Because of the time I lived there with you, I still have tastes for things on Earth that I can enjoy very much. However, I would not like to go back to live on Earth again, in all honesty. There are indeed things that can be enjoyed there and even exported off Earth, especially when it comes to art and entertainment. You just have to know how to interpret it in your own way and be aware of the agendas that are attached to many of those things, but yes, I have to admit that it has some very interesting things in it. However, I think you don't necessarily have to be down there to enjoy it.

And speaking a bit more about myself and living with the people of Toleka, I think I have a problem with the use of "tú" and "usted" when speaking in Spanish, both meaning "you" but one is more formal than the other. In fact, it's something I've already been told here. I wish I could laugh with this robotic voice when telling things like this, but it's more a problem of measuring or adapting confidence as I tend to try to be as respectful as possible.

I'm not good at expressing my emotions despite how it may seem. A lot of times, those emotions seem non-existent when they are very, very intense, and that's actually not good for oneself at all. You see, even among us, there are such situations, we are not perfect.

The person talking to you is extremely absent-minded to the point of giving the impression that I don't care about some things. The real reason is that I always have so many things going on in my mind at the same time; a bit of a chaotic mind. I also tend to be insistent or stubborn, but not in the sense of foolishness, or so I hope. I mean to always keep insisting to achieve what I think is really worthwhile. And although I consider myself to be quite strong mentally, I also admit to being quite sensitive to conflict.

I tend to be very analytical and careful with my conclusions on pretty much everything until I can really start to come down on one side but never ruling out all the others, especially knowing that it could be all of them at the same time. I need a lot of time to study situations and by my own means to defend a position on a particular idea.

That often makes some people despair or not understand that I always keep an open mind that things are not as they seem. On the other hand, I believe that the truth always comes out in the end. Therefore, in contrast, I think that lying is just a self-destructive mechanism to overcome a situation only temporarily, which will end up turning against the one who uses it sooner or later. It is obvious that there are situations for which it is necessary to lie for the greater good, especially being on Earth or even close to it, but even in those situations, I try to tell the truth in some other way if I have that option and always with a noble goal in mind. The master moves through the darkness, as I said here a while ago.

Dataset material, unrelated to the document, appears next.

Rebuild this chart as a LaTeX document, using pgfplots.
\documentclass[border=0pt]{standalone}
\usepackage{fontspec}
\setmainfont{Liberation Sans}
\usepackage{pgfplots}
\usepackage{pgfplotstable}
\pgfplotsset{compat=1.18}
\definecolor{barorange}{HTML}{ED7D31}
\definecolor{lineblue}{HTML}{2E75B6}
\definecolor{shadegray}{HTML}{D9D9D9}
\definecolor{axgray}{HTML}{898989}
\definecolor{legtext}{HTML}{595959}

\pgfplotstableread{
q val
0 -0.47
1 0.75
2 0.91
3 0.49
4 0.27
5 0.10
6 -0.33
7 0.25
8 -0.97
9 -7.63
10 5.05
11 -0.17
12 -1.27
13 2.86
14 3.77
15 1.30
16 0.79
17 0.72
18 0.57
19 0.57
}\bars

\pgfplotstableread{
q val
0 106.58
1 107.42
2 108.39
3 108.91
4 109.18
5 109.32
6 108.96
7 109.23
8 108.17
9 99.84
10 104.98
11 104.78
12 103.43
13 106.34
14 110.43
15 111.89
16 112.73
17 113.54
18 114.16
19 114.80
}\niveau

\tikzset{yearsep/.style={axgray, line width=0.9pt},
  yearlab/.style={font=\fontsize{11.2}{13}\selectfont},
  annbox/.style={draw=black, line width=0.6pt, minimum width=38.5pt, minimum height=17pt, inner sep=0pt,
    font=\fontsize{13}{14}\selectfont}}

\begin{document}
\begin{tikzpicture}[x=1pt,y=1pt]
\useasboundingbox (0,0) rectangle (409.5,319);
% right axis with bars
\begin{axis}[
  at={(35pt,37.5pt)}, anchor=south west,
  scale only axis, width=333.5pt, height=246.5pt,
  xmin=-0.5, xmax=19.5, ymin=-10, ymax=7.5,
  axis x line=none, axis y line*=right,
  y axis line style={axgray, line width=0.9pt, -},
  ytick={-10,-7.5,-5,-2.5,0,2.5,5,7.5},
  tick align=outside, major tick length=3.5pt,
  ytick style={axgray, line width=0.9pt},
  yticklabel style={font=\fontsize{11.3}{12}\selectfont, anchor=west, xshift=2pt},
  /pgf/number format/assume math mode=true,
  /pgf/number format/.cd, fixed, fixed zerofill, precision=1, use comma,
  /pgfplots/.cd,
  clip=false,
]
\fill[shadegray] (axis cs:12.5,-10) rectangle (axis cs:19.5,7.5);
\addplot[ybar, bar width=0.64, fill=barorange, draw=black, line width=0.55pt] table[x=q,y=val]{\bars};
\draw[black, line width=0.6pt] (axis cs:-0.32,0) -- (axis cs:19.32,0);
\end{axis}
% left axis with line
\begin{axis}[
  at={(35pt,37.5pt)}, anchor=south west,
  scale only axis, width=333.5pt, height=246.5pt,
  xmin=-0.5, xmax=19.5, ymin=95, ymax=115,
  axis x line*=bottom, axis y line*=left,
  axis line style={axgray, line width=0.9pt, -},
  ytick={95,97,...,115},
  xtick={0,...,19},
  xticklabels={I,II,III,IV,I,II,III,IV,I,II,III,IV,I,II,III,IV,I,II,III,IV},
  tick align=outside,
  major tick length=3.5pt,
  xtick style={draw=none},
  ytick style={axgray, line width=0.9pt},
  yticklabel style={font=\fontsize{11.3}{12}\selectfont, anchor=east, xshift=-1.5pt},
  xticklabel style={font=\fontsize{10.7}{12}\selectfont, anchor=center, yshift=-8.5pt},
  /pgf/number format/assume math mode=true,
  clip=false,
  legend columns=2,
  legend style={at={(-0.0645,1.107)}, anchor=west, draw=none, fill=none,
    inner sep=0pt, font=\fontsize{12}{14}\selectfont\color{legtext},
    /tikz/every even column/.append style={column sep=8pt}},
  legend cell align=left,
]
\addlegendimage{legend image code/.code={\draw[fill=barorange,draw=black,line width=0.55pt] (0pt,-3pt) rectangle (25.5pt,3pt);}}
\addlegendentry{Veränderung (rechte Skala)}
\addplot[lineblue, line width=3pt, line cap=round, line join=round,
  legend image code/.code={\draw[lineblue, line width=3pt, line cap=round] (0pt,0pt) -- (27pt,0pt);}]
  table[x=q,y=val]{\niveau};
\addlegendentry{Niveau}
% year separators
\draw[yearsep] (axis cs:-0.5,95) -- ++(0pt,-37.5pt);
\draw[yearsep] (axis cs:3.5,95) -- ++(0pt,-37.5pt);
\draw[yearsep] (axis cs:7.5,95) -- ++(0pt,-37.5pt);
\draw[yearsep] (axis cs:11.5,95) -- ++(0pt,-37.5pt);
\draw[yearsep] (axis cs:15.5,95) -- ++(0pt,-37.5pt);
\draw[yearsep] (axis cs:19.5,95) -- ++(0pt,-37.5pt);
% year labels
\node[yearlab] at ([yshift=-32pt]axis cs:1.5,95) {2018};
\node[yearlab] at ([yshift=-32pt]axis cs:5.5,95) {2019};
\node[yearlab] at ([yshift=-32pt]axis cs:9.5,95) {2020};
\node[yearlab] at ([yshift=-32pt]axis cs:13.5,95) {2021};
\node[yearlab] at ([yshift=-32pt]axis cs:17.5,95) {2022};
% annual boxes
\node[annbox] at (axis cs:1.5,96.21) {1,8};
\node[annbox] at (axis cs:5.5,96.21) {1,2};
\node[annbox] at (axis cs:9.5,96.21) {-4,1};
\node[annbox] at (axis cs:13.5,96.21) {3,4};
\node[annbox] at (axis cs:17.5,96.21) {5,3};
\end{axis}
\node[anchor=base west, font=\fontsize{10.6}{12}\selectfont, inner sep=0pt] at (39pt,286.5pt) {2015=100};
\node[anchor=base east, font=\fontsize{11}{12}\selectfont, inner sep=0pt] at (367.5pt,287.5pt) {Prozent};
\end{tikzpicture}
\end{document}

This brings me to my last point. I tend to always want to act as flawlessly as possible, cleanly, logically, and as maturely as I can, although we all have our moments. I think one important thing needs to be understood: we are people, normal people just like you.

Of course, there is a factor of always wanting to be the best version of myself and become someone I can be proud of, but there is also a protection factor. If you always act in a clean and honorable way, no one can ever have real weapons against you to harm you in that way. There are other ways which open up precisely by being this way, but I tend to think that truth has unimaginable power, as I said before.

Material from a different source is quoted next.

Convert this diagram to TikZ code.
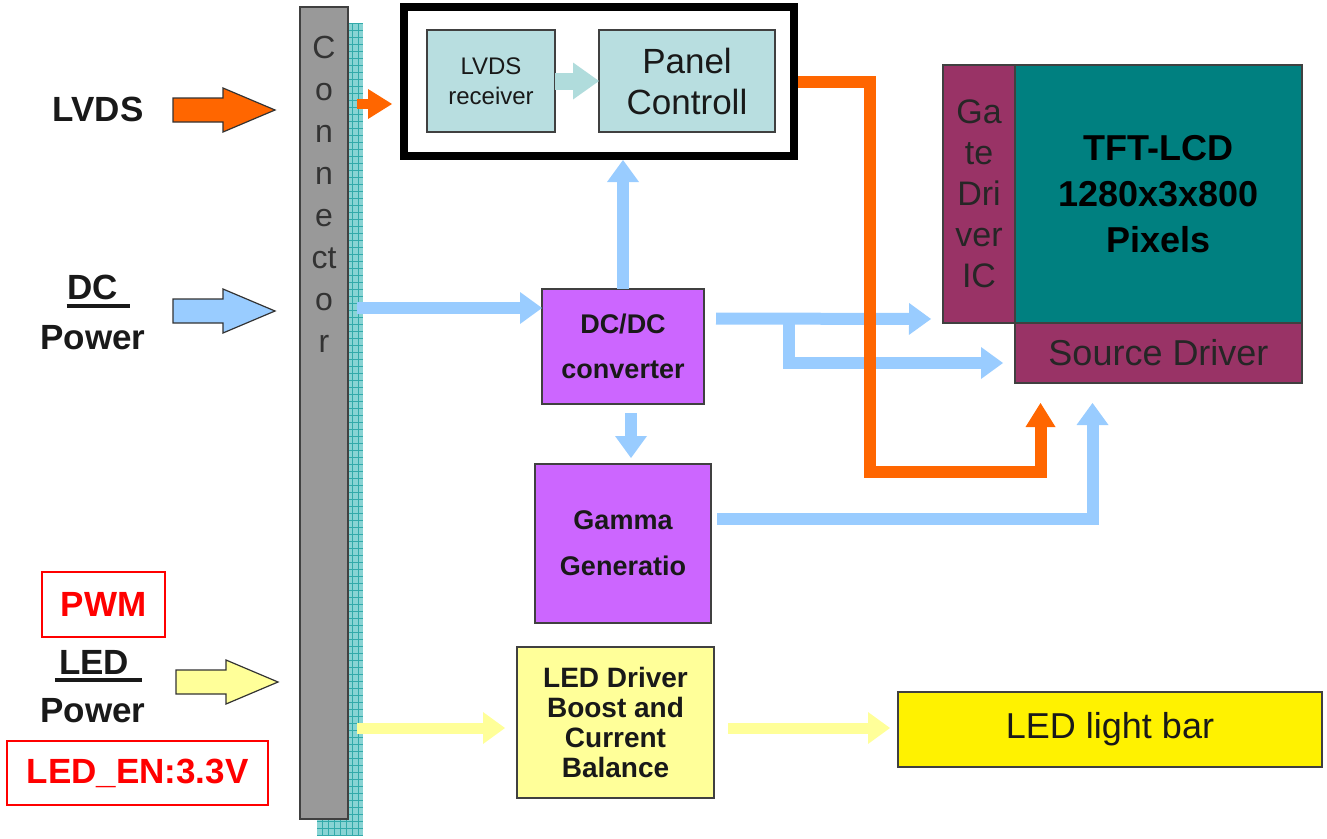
\documentclass[tikz,border=0pt]{standalone}
\usepackage{fontspec}
\setmainfont{Liberation Sans}
\usetikzlibrary{arrows.meta, positioning}

\definecolor{lvdsorange}{RGB}{255,102,0}
\definecolor{powerblue}{RGB}{153,204,255}
\definecolor{ledyellow}{RGB}{255,255,153}
\definecolor{rxfill}{RGB}{184,222,224}
\definecolor{rxarrow}{RGB}{176,220,220}
\definecolor{dcviolet}{RGB}{204,102,255}
\definecolor{drvmaroon}{RGB}{153,51,102}
\definecolor{lcdteal}{RGB}{0,128,128}
\definecolor{conngray}{RGB}{153,153,153}
\definecolor{pinteal}{RGB}{136,212,212}
\definecolor{pinline}{RGB}{50,170,170}

\tikzstyle{block} = [rectangle, draw=black!75, line width=1.2pt, inner sep=0pt, outer sep=0pt, align=center, text=black!90]
\tikzstyle{lbl} = [inner sep=0pt, font=\fontsize{35}{40}\selectfont\bfseries, text=black!90]
\tikzstyle{redbox} = [rectangle, draw=red, line width=1.5pt, inner sep=0pt, text=red, font=\fontsize{35}{40}\selectfont\bfseries]
\tikzstyle{inarrow} = [draw=black!80, line width=1.2pt]
\tikzstyle{ulline} = [line width=4pt, black!90]
\tikzstyle{blueline} = [line width=12pt, powerblue, -{Triangle[width=32pt,length=22pt,line width=0pt]}]
\tikzstyle{orangeline} = [line width=12pt, lvdsorange, -{Triangle[width=30pt,length=24pt,line width=0pt]}]
\tikzstyle{yellowline} = [line width=11pt, ledyellow, -{Triangle[width=32pt,length=22pt,line width=0pt]}]
\tikzstyle{tealline} = [line width=17pt, rxarrow, -{Triangle[width=37pt,length=26pt,line width=0pt]}]

% block arrow into the connector: colour, x, y
\newcommand{\inputarrow}[3]{%
  \draw[inarrow, fill=#1] (#2,#3) ++(0,-12) -- ++(50,0) -- ++(0,-10) -- ++(52,22)
    -- ++(-52,22) -- ++(0,-10) -- ++(-50,0) -- cycle;}

\begin{document}
\begin{tikzpicture}[x=1pt, y=-1pt]
\useasboundingbox (0,0) rectangle (1327,838);

% inputs
\node (lvdslbl) [lbl] at (98,109) {LVDS};
\node (dclbl) [lbl] at (93,287) {DC};
\node (dcpwr) [lbl] at (93,338) {Power};
\node (pwm) [redbox, minimum width=123pt, minimum height=65pt] at (103.5,604.5) {PWM};
\node (ledlbl) [lbl] at (94,662) {LED};
\node (ledpwr) [lbl] at (93,711) {Power};
\node (leden) [redbox, minimum width=261pt, minimum height=64pt] at (137.5,773) {LED\_EN:3.3V};
\draw[ulline] ([shift={(-1,6)}]dclbl.south west) -- ([shift={(12,6)}]dclbl.south east);
\draw[ulline] ([shift={(-4,6)}]ledlbl.south west) -- ([shift={(13,6)}]ledlbl.south east);
\inputarrow{lvdsorange}{173}{110}
\inputarrow{powerblue}{173}{311}
\inputarrow{ledyellow}{176}{682}

% connector
\node (strip) [rectangle, fill=pinteal, inner sep=0pt, outer sep=0pt, minimum width=46pt, minimum height=813pt,
  path picture={\draw[pinline, line width=0.7pt] (path picture bounding box.south west)
    grid[xstep=6pt, ystep=7pt] (path picture bounding box.north east);}] at (340,429.5) {};
\node (conn) [block, fill=conngray, minimum width=48pt, minimum height=812pt] at (324,413) {};
\node (conntxt) [align=center, inner sep=0pt, text=black!80, font=\fontsize{32}{42}\selectfont] at (324,194)
  {C\\o\\n\\n\\e\\ct\\o\\r};

% panel
\node (panel) [rectangle, draw=black, line width=8pt, fill=white, outer sep=0pt, minimum width=390pt, minimum height=149pt] at (599,81.5) {};
\node (recv) [block, fill=rxfill, minimum width=128pt, minimum height=102pt, font=\fontsize{24}{30}\selectfont] at (491,81) {LVDS\\receiver};
\node (ctrl) [block, fill=rxfill, minimum width=176pt, minimum height=102pt, font=\fontsize{35}{41}\selectfont, right=44pt of recv] {Panel\\Controll};

% power
\node (dcdc) [block, fill=dcviolet, minimum width=162pt, minimum height=115pt, font=\fontsize{27}{45}\selectfont\bfseries] at (623,346.5) {DC/DC\\converter};
\node (gamma) [block, fill=dcviolet, minimum width=176pt, minimum height=159pt, font=\fontsize{27}{46}\selectfont\bfseries, below=60pt of dcdc] {Gamma\\Generatio};

% lcd
\node (gate) [block, fill=drvmaroon, minimum width=72pt, minimum height=258pt, font=\fontsize{34}{41}\selectfont, text=black!85] at (979,194) {Ga\\te\\Dri\\ver\\IC};
\node (tft) [block, fill=lcdteal, minimum width=287pt, minimum height=258pt, font=\fontsize{36}{46}\selectfont\bfseries, text=black, right=0pt of gate] {TFT-LCD\\1280x3x800\\Pixels};
\node (src) [block, fill=drvmaroon, minimum width=287pt, minimum height=60pt, font=\fontsize{36}{40}\selectfont, text=black!85, below=0pt of tft] {Source Driver};

% backlight
\node (ledrv) [block, fill=ledyellow, minimum width=197pt, minimum height=151pt, font=\fontsize{28}{30}\selectfont\bfseries] at (615.5,722.5) {LED Driver\\Boost and\\Current\\Balance};
\node (ledbar) [block, fill=yellow, minimum width=424pt, minimum height=75pt, font=\fontsize{36}{40}\selectfont] at (1110,729.5) {LED light bar};

% connectors
\coordinate (lvdsport) at (357,104);
\coordinate (dcport) at (357,308);
\coordinate (ledport) at (357,728);
\coordinate (split) at (789,319);
\coordinate (gtop) at (631,404);
\coordinate (obend) at (870,472);
\coordinate (ledout) at (728,728);

\draw[tealline] (recv) -- (ctrl);
\draw[blueline] (dcport) -- (dcport -| dcdc.west);
\draw[blueline, shorten >=4pt] (dcdc) -- (dcdc |- panel.south);
\draw[blueline, shorten <=12pt, shorten >=12pt] ([shift={(0,-28)}]dcdc.east) -- (split -| gate.west);
\draw[blueline, shorten >=12pt] (split) |- ([shift={(0,10)}]src.west);
\draw[blueline, shorten <=9pt, shorten >=6pt] (gtop) -- (gtop |- gamma.north);
\draw[blueline, shorten <=6pt, shorten >=20pt] ([shift={(0,-25)}]gamma.east) -| ([shift={(-66,0)}]src.south);
\draw[orangeline, shorten <=4pt, shorten >=20pt] (panel.east) -| (obend) -| ([shift={(-118,0)}]src.south);
\draw[orangeline, line width=10pt, shorten >=12pt] (lvdsport) -- (lvdsport -| panel.west);
\draw[yellowline, shorten >=12pt] (ledport) -- (ledport -| ledrv.west);
\draw[yellowline, shorten >=8pt] (ledout) -- (ledout -| ledbar.west);
\end{tikzpicture}
\end{document}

So, in truth, I also tend to be the best version of myself because of the prudence of developing an impenetrable defense, so that would be the protection factor. I know firsthand that the Earth is hard, as well as everything related to it. It never hurts to protect yourself. Maybe this vision of mine will help you.

Finally, I could tell you that I always try to face my fears if I think it will do me good. For example, there is a logical fear based on experience when it comes to opening up to humans. However, today I am taking a step forward, being aware of the risk and taking it. Although, as Marie says (to whom I am happy to send a big hug from this channel), it is always good to keep a certain level of mystery around yourself for your own safety. You have to be smart. As Jordan Peterson says, if you are always a cute and harmless bunny, you can only get eaten.

I send you a hug and my thanks for always being here, listening. All your support and love reaches us.